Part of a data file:
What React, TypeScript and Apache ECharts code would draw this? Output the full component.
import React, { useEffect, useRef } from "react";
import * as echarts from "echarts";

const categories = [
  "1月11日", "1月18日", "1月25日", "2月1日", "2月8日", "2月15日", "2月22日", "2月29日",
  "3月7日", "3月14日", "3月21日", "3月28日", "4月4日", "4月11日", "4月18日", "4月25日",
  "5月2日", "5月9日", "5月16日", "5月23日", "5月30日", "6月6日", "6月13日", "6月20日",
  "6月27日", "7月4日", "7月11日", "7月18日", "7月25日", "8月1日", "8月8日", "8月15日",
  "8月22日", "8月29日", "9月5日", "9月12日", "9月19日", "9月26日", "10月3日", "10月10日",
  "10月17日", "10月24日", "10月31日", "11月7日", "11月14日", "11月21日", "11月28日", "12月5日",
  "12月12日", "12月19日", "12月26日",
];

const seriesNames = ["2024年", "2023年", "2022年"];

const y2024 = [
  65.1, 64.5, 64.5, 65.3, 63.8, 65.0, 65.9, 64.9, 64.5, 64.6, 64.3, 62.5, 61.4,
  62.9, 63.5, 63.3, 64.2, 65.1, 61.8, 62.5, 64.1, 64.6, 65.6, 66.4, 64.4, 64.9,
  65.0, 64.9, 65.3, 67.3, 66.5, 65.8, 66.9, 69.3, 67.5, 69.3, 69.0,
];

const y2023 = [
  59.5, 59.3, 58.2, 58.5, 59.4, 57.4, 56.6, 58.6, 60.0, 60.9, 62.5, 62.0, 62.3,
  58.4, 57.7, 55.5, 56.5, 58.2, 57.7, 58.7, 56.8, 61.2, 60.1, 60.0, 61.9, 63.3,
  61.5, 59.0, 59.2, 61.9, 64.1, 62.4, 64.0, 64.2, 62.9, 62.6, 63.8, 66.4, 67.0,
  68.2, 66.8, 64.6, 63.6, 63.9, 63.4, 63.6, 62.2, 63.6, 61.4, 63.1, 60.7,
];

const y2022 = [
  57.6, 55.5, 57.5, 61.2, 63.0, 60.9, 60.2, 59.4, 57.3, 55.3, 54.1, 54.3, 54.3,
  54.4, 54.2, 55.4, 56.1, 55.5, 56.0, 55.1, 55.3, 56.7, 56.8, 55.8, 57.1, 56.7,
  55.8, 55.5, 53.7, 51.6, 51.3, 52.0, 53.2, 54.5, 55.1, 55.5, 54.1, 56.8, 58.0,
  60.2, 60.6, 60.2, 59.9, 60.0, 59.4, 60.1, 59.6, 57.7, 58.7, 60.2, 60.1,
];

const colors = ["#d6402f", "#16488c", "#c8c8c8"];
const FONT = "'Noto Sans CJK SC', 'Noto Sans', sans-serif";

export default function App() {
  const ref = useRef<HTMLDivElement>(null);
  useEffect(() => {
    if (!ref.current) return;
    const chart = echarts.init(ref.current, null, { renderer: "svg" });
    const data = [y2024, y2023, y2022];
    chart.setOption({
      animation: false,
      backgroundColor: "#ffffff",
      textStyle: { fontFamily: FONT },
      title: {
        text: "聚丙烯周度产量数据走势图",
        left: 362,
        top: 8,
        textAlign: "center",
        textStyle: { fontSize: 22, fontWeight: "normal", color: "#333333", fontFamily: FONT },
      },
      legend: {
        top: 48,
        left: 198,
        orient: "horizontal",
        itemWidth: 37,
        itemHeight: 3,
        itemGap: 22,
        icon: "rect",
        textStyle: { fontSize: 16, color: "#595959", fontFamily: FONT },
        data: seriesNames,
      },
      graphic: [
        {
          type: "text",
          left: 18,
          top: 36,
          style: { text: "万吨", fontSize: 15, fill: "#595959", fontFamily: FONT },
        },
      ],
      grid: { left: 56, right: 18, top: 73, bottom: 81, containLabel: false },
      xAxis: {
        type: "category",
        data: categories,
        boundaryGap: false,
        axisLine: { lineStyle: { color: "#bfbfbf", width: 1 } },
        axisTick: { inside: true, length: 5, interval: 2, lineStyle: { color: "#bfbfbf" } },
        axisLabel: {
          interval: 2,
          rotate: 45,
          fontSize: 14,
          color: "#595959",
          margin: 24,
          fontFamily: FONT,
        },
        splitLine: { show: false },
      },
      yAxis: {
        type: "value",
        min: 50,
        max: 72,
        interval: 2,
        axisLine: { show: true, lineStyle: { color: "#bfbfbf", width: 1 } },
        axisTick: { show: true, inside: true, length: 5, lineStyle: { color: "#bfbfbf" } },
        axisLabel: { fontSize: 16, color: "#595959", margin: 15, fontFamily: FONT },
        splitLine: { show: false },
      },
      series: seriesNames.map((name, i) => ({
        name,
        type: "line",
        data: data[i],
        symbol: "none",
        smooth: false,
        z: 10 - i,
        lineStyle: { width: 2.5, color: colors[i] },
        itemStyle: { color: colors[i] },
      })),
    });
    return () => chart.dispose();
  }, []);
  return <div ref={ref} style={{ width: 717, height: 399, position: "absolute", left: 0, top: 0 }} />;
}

...

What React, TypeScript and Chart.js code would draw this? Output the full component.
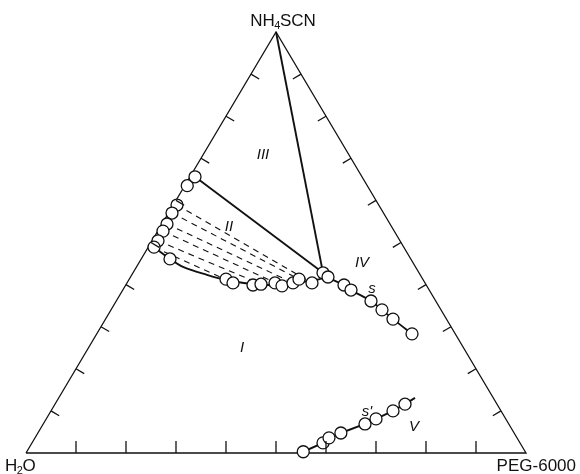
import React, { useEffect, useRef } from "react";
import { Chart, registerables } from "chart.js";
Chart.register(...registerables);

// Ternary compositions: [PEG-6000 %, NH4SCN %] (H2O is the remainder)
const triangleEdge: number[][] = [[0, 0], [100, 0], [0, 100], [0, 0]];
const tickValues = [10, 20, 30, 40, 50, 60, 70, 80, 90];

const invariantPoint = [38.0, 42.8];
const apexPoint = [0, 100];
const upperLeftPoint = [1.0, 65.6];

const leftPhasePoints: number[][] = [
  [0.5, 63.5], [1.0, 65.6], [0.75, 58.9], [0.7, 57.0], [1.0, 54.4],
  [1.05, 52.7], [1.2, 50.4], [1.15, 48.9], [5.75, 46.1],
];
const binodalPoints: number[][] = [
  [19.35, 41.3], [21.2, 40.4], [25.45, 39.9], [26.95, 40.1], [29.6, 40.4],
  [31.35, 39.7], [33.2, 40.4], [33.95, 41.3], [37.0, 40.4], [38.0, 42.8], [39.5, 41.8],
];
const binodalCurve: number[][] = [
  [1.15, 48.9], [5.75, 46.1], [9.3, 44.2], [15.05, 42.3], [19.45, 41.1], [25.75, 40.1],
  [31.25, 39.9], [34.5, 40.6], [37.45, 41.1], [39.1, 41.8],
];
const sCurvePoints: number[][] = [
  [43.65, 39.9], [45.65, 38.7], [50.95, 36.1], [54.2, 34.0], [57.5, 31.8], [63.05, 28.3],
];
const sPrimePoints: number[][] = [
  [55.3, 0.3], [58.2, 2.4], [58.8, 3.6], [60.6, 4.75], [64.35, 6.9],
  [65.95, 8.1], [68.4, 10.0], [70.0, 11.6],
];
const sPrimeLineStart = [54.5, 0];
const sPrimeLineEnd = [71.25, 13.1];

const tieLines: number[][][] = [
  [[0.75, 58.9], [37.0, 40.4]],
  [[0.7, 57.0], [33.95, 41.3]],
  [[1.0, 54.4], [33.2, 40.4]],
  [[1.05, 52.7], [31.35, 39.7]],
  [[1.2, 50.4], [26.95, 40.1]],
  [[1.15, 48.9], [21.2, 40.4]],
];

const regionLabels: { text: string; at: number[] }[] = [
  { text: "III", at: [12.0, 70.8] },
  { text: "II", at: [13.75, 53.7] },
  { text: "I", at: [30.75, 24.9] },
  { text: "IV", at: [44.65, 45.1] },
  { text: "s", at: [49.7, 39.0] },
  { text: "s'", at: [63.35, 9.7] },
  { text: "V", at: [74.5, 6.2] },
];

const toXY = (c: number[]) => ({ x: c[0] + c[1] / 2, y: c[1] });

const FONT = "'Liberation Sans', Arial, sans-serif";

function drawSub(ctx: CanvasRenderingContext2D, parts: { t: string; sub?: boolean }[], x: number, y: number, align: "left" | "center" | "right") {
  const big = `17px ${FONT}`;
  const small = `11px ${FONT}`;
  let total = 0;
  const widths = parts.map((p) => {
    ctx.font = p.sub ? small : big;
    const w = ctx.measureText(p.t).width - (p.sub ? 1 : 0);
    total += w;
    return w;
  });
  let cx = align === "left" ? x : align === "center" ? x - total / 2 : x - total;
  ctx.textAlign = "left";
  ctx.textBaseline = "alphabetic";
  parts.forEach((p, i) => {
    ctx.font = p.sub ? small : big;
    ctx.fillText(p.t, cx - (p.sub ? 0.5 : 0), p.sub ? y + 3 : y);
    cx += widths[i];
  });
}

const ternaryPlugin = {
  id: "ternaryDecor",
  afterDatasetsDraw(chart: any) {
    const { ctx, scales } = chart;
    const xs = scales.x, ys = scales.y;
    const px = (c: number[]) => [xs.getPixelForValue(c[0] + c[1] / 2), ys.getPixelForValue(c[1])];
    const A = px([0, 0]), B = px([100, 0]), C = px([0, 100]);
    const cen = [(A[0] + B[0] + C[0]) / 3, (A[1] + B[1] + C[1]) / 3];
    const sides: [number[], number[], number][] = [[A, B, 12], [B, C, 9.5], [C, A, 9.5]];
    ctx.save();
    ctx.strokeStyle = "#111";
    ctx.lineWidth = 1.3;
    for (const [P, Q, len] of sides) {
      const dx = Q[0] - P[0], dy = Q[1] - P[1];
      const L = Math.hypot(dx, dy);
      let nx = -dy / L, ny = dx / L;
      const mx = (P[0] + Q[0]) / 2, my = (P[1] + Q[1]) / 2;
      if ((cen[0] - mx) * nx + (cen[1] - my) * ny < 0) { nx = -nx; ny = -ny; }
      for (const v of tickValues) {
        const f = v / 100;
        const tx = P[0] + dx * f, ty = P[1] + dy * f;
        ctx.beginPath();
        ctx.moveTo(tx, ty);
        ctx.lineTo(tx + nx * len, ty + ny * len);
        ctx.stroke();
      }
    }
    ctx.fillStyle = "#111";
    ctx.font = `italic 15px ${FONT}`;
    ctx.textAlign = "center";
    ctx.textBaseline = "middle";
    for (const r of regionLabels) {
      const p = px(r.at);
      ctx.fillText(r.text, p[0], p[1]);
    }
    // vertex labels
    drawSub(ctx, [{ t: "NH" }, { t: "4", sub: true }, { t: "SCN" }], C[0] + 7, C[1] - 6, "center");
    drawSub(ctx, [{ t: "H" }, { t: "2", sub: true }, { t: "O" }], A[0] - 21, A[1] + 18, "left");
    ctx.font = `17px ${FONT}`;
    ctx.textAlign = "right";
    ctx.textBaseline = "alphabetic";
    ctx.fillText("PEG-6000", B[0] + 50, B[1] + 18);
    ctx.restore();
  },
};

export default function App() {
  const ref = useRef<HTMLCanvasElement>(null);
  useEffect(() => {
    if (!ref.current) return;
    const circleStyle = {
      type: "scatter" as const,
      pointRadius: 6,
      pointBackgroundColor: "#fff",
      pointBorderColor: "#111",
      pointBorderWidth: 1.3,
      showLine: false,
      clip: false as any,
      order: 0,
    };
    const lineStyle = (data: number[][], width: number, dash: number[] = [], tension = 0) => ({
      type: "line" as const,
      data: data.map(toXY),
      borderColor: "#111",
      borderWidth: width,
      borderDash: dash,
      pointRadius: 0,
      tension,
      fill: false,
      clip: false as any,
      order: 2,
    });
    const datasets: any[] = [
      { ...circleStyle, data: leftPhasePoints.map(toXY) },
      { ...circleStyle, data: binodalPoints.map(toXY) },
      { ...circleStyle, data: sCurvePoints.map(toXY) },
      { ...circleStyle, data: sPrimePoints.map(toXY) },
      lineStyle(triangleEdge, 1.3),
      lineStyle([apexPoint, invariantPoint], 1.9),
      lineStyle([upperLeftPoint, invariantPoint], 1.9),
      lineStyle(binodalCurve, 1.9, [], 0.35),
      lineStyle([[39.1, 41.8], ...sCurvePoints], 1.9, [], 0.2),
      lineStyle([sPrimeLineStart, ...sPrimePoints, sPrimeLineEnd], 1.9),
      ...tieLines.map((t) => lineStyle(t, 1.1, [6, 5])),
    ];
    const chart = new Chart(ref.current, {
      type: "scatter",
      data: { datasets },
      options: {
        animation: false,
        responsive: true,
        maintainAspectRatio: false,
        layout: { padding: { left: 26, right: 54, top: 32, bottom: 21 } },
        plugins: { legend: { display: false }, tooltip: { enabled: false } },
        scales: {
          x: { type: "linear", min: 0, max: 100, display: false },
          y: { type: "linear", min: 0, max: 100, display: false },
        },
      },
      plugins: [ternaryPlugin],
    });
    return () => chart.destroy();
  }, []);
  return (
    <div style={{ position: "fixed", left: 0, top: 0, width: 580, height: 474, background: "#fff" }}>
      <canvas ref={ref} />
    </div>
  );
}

▸ **What the exercise asks**: Repeat exactly, and only, the lines between the line holding "What React, TypeScript and Chart.js" and the line holding "const upperLeftPoint = [1.0, 65.6];", inclusive, leaving pictures out.

▸ **Solution for this problem**:
What React, TypeScript and Chart.js code would draw this? Output the full component.
import React, { useEffect, useRef } from "react";
import { Chart, registerables } from "chart.js";
Chart.register(...registerables);

// Ternary compositions: [PEG-6000 %, NH4SCN %] (H2O is the remainder)
const triangleEdge: number[][] = [[0, 0], [100, 0], [0, 100], [0, 0]];
const tickValues = [10, 20, 30, 40, 50, 60, 70, 80, 90];

const invariantPoint = [38.0, 42.8];
const apexPoint = [0, 100];
const upperLeftPoint = [1.0, 65.6];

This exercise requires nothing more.